╭──

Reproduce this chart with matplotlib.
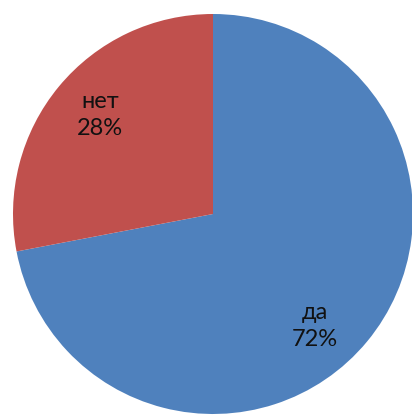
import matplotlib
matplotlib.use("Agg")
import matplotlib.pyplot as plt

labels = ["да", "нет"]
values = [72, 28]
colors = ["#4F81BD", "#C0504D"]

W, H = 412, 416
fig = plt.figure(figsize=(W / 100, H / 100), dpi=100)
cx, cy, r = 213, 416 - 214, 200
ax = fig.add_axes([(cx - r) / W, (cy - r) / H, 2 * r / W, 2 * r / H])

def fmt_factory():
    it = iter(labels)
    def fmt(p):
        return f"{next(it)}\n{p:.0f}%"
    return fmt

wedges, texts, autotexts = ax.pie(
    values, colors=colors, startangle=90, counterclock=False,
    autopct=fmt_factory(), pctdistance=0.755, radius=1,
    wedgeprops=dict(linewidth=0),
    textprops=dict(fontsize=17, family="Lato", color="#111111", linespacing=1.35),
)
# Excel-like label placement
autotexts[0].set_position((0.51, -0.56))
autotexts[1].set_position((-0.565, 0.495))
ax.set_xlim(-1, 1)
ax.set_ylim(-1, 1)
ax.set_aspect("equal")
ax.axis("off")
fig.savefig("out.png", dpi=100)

╰──

Reproduce the whole listing word for word, setting aside any pictures.

Reproduce this chart with matplotlib.
import matplotlib
matplotlib.use("Agg")
import matplotlib.pyplot as plt

labels = ["да", "нет"]
values = [72, 28]
colors = ["#4F81BD", "#C0504D"]

W, H = 412, 416
fig = plt.figure(figsize=(W / 100, H / 100), dpi=100)
cx, cy, r = 213, 416 - 214, 200
ax = fig.add_axes([(cx - r) / W, (cy - r) / H, 2 * r / W, 2 * r / H])

def fmt_factory():
    it = iter(labels)
    def fmt(p):
        return f"{next(it)}\n{p:.0f}%"
    return fmt

wedges, texts, autotexts = ax.pie(
    values, colors=colors, startangle=90, counterclock=False,
    autopct=fmt_factory(), pctdistance=0.755, radius=1,
    wedgeprops=dict(linewidth=0),
    textprops=dict(fontsize=17, family="Lato", color="#111111", linespacing=1.35),
)
# Excel-like label placement
autotexts[0].set_position((0.51, -0.56))
autotexts[1].set_position((-0.565, 0.495))
ax.set_xlim(-1, 1)
ax.set_ylim(-1, 1)
ax.set_aspect("equal")
ax.axis("off")
fig.savefig("out.png", dpi=100)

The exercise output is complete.